__Data records__
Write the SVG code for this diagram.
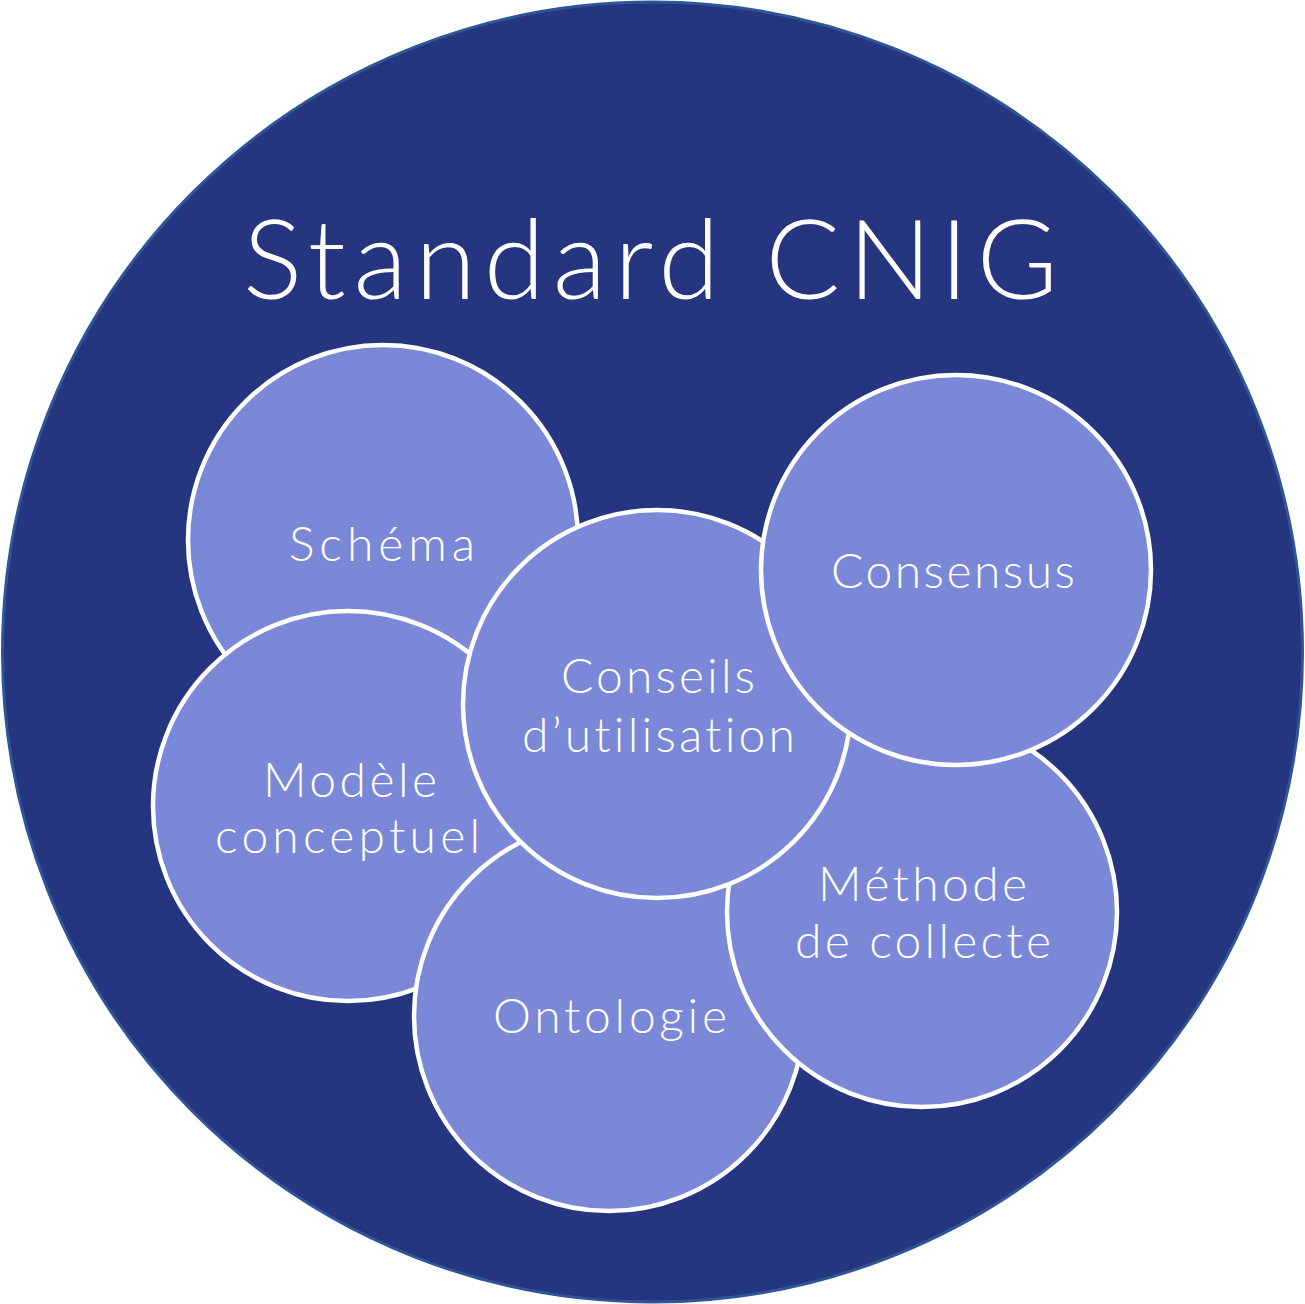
<svg xmlns="http://www.w3.org/2000/svg" width="1305" height="1304" viewBox="0 0 1305 1304">
<style>
.bg{fill:#263580;stroke:#2E5595;stroke-width:3}
.c{fill:#7B87D7;stroke:#FFFFFF;stroke-width:4.5}
.t{font-family:Lato,"Open Sans","Liberation Sans",sans-serif;font-weight:300;fill:#FFFFFF;text-anchor:middle;font-size:48px;font-variant-ligatures:none}
.title{font-size:111px}
</style>
<rect width="1305" height="1304" fill="#FFFFFF"/>
<g id="standard-cnig">
<circle class="bg" cx="652.5" cy="652" r="650"/>
<text class="t title" x="650.5" y="299" textLength="815" lengthAdjust="spacing">Standard CNIG</text>
</g>
<g id="schema">
<circle class="c" cx="383" cy="540" r="195"/>
<text class="t" x="382" y="561" textLength="186" lengthAdjust="spacing">Schéma</text>
</g>
<g id="modele">
<circle class="c" cx="348" cy="806" r="195"/>
<text class="t" x="350" y="797" textLength="174" lengthAdjust="spacing">Modèle</text>
<text class="t" x="347.5" y="853" textLength="265" lengthAdjust="spacing">conceptuel</text>
</g>
<g id="ontologie">
<circle class="c" cx="609" cy="1016" r="195"/>
<text class="t" x="610" y="1033" textLength="234" lengthAdjust="spacing">Ontologie</text>
</g>
<g id="methode">
<circle class="c" cx="922" cy="912" r="195"/>
<text class="t" x="922.5" y="901" textLength="209" lengthAdjust="spacing">Méthode</text>
<text class="t" x="923" y="958" textLength="256" lengthAdjust="spacing">de collecte</text>
</g>
<g id="conseils">
<circle class="c" cx="657" cy="704" r="194"/>
<text class="t" x="658" y="693" textLength="194" lengthAdjust="spacing">Conseils</text>
<text class="t" x="658.5" y="752" textLength="273" lengthAdjust="spacing">d’utilisation</text>
</g>
<g id="consensus">
<circle class="c" cx="956" cy="570" r="195"/>
<text class="t" x="953" y="588" textLength="244" lengthAdjust="spacing">Consensus</text>
</g>
<g id="connectors"></g>
</svg>
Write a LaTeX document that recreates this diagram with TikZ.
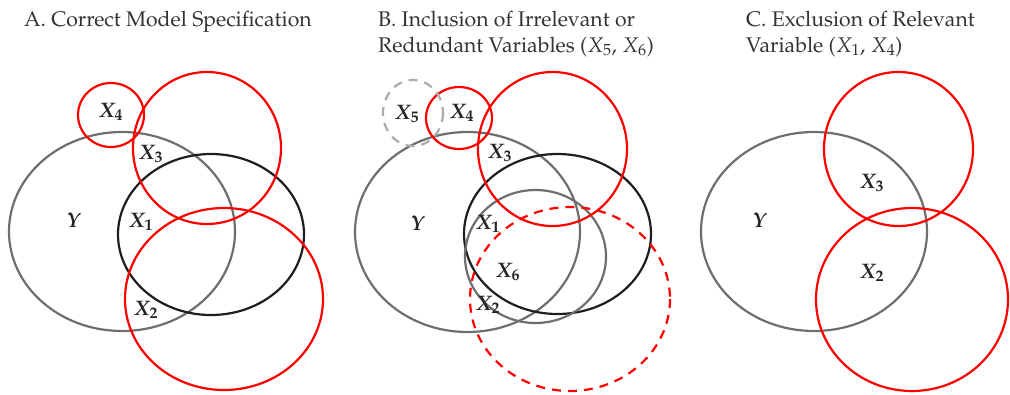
\documentclass[tikz,border=0pt]{standalone}
\usepackage[T1]{fontenc}
\usepackage{mathpazo}
\usepackage{xcolor}
\definecolor{setred}{HTML}{FF0000}
\definecolor{setgray}{HTML}{6E6E6E}
\definecolor{setblack}{HTML}{1E1E1E}
\definecolor{setlight}{HTML}{ABABAB}

\begin{document}
\begin{tikzpicture}[
    x=1pt, y=-1pt,
    venn/.style={line width=2.2pt},
    yset/.style={venn, draw=setgray},
    xset/.style={venn, draw=setblack},
    redset/.style={venn, draw=setred},
    extra/.style={dash pattern=on 9pt off 7pt},
    lbl/.style={font=\fontsize{21}{25}\selectfont\boldmath, text=black!85, inner sep=0pt},
    title/.style={font=\fontsize{21.2}{25.3}\selectfont, text=black!80, align=left, anchor=base west, inner sep=0pt},
]
\useasboundingbox (0,0) rectangle (1010,394);

\node [title] (titleA) at (24,26.5) {A. Correct Model Specification};
\node [title] (titleB) at (378,52) {B. Inclusion of Irrelevant or\\Redundant Variables ($X_5$, $X_6$)};
\node [title] (titleC) at (746,52) {C. Exclusion of Relevant\\Variable ($X_1$, $X_4$)};

% A
\draw [yset] (122,231.5) ellipse [x radius=113, y radius=99.5];
\draw [xset] (211,234.5) ellipse [x radius=93, y radius=80.5];
\draw [redset] (207,148) ellipse [x radius=74, y radius=76];
\draw [redset] (111,115) ellipse [x radius=33, y radius=32];
\draw [redset] (224,299) ellipse [x radius=99, y radius=91];
\node [lbl] (yA) at (74,220) {$Y$};
\node [lbl] (x1A) at (141,222) {$X_1$};
\node [lbl] (x2A) at (146,310) {$X_2$};
\node [lbl] (x3A) at (151,154) {$X_3$};
\node [lbl] (x4A) at (111,112) {$X_4$};

% B
\draw [yset] (467.5,232) ellipse [x radius=112.5, y radius=100];
\draw [xset] (557.5,234) ellipse [x radius=93.5, y radius=80];
\draw [yset] (535.5,256.5) ellipse [x radius=70.5, y radius=66.5];
\draw [redset] (552.5,149) ellipse [x radius=74.5, y radius=77];
\draw [redset] (459,118) ellipse [x radius=33, y radius=31];
\draw [venn, draw=setlight, extra] (413,113) ellipse [x radius=30, y radius=33];
\draw [redset, extra] (570,299) ellipse [x radius=100, y radius=92];
\node [lbl] (yB) at (418,223) {$Y$};
\node [lbl] (x1B) at (488,224) {$X_1$};
\node [lbl] (x2B) at (488,305) {$X_2$};
\node [lbl] (x3B) at (500,153) {$X_3$};
\node [lbl] (x4B) at (462,113) {$X_4$};
\node [lbl] (x5B) at (407,114) {$X_5$};
\node [lbl] (x6B) at (508,272) {$X_6$};

% C
\draw [yset] (814,231.5) ellipse [x radius=113, y radius=99.5];
\draw [redset] (898.5,149) ellipse [x radius=74.5, y radius=77];
\draw [redset] (912,299.5) ellipse [x radius=96, y radius=91.5];
\node [lbl] (yC) at (760,220) {$Y$};
\node [lbl] (x2C) at (872,273) {$X_2$};
\node [lbl] (x3C) at (872,183) {$X_3$};
\end{tikzpicture}
\end{document}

__What to produce__
All records above are to be printed exactly, minus the pictures they contain.

__Answer to the task__
Write the SVG code for this diagram.
<svg xmlns="http://www.w3.org/2000/svg" width="1305" height="1304" viewBox="0 0 1305 1304">
<style>
.bg{fill:#263580;stroke:#2E5595;stroke-width:3}
.c{fill:#7B87D7;stroke:#FFFFFF;stroke-width:4.5}
.t{font-family:Lato,"Open Sans","Liberation Sans",sans-serif;font-weight:300;fill:#FFFFFF;text-anchor:middle;font-size:48px;font-variant-ligatures:none}
.title{font-size:111px}
</style>
<rect width="1305" height="1304" fill="#FFFFFF"/>
<g id="standard-cnig">
<circle class="bg" cx="652.5" cy="652" r="650"/>
<text class="t title" x="650.5" y="299" textLength="815" lengthAdjust="spacing">Standard CNIG</text>
</g>
<g id="schema">
<circle class="c" cx="383" cy="540" r="195"/>
<text class="t" x="382" y="561" textLength="186" lengthAdjust="spacing">Schéma</text>
</g>
<g id="modele">
<circle class="c" cx="348" cy="806" r="195"/>
<text class="t" x="350" y="797" textLength="174" lengthAdjust="spacing">Modèle</text>
<text class="t" x="347.5" y="853" textLength="265" lengthAdjust="spacing">conceptuel</text>
</g>
<g id="ontologie">
<circle class="c" cx="609" cy="1016" r="195"/>
<text class="t" x="610" y="1033" textLength="234" lengthAdjust="spacing">Ontologie</text>
</g>
<g id="methode">
<circle class="c" cx="922" cy="912" r="195"/>
<text class="t" x="922.5" y="901" textLength="209" lengthAdjust="spacing">Méthode</text>
<text class="t" x="923" y="958" textLength="256" lengthAdjust="spacing">de collecte</text>
</g>
<g id="conseils">
<circle class="c" cx="657" cy="704" r="194"/>
<text class="t" x="658" y="693" textLength="194" lengthAdjust="spacing">Conseils</text>
<text class="t" x="658.5" y="752" textLength="273" lengthAdjust="spacing">d’utilisation</text>
</g>
<g id="consensus">
<circle class="c" cx="956" cy="570" r="195"/>
<text class="t" x="953" y="588" textLength="244" lengthAdjust="spacing">Consensus</text>
</g>
<g id="connectors"></g>
</svg>
Write a LaTeX document that recreates this diagram with TikZ.
\documentclass[tikz,border=0pt]{standalone}
\usepackage[T1]{fontenc}
\usepackage{mathpazo}
\usepackage{xcolor}
\definecolor{setred}{HTML}{FF0000}
\definecolor{setgray}{HTML}{6E6E6E}
\definecolor{setblack}{HTML}{1E1E1E}
\definecolor{setlight}{HTML}{ABABAB}

\begin{document}
\begin{tikzpicture}[
    x=1pt, y=-1pt,
    venn/.style={line width=2.2pt},
    yset/.style={venn, draw=setgray},
    xset/.style={venn, draw=setblack},
    redset/.style={venn, draw=setred},
    extra/.style={dash pattern=on 9pt off 7pt},
    lbl/.style={font=\fontsize{21}{25}\selectfont\boldmath, text=black!85, inner sep=0pt},
    title/.style={font=\fontsize{21.2}{25.3}\selectfont, text=black!80, align=left, anchor=base west, inner sep=0pt},
]
\useasboundingbox (0,0) rectangle (1010,394);

\node [title] (titleA) at (24,26.5) {A. Correct Model Specification};
\node [title] (titleB) at (378,52) {B. Inclusion of Irrelevant or\\Redundant Variables ($X_5$, $X_6$)};
\node [title] (titleC) at (746,52) {C. Exclusion of Relevant\\Variable ($X_1$, $X_4$)};

% A
\draw [yset] (122,231.5) ellipse [x radius=113, y radius=99.5];
\draw [xset] (211,234.5) ellipse [x radius=93, y radius=80.5];
\draw [redset] (207,148) ellipse [x radius=74, y radius=76];
\draw [redset] (111,115) ellipse [x radius=33, y radius=32];
\draw [redset] (224,299) ellipse [x radius=99, y radius=91];
\node [lbl] (yA) at (74,220) {$Y$};
\node [lbl] (x1A) at (141,222) {$X_1$};
\node [lbl] (x2A) at (146,310) {$X_2$};
\node [lbl] (x3A) at (151,154) {$X_3$};
\node [lbl] (x4A) at (111,112) {$X_4$};

% B
\draw [yset] (467.5,232) ellipse [x radius=112.5, y radius=100];
\draw [xset] (557.5,234) ellipse [x radius=93.5, y radius=80];
\draw [yset] (535.5,256.5) ellipse [x radius=70.5, y radius=66.5];
\draw [redset] (552.5,149) ellipse [x radius=74.5, y radius=77];
\draw [redset] (459,118) ellipse [x radius=33, y radius=31];
\draw [venn, draw=setlight, extra] (413,113) ellipse [x radius=30, y radius=33];
\draw [redset, extra] (570,299) ellipse [x radius=100, y radius=92];
\node [lbl] (yB) at (418,223) {$Y$};
\node [lbl] (x1B) at (488,224) {$X_1$};
\node [lbl] (x2B) at (488,305) {$X_2$};
\node [lbl] (x3B) at (500,153) {$X_3$};
\node [lbl] (x4B) at (462,113) {$X_4$};
\node [lbl] (x5B) at (407,114) {$X_5$};
\node [lbl] (x6B) at (508,272) {$X_6$};

% C
\draw [yset] (814,231.5) ellipse [x radius=113, y radius=99.5];
\draw [redset] (898.5,149) ellipse [x radius=74.5, y radius=77];
\draw [redset] (912,299.5) ellipse [x radius=96, y radius=91.5];
\node [lbl] (yC) at (760,220) {$Y$};
\node [lbl] (x2C) at (872,273) {$X_2$};
\node [lbl] (x3C) at (872,183) {$X_3$};
\end{tikzpicture}
\end{document}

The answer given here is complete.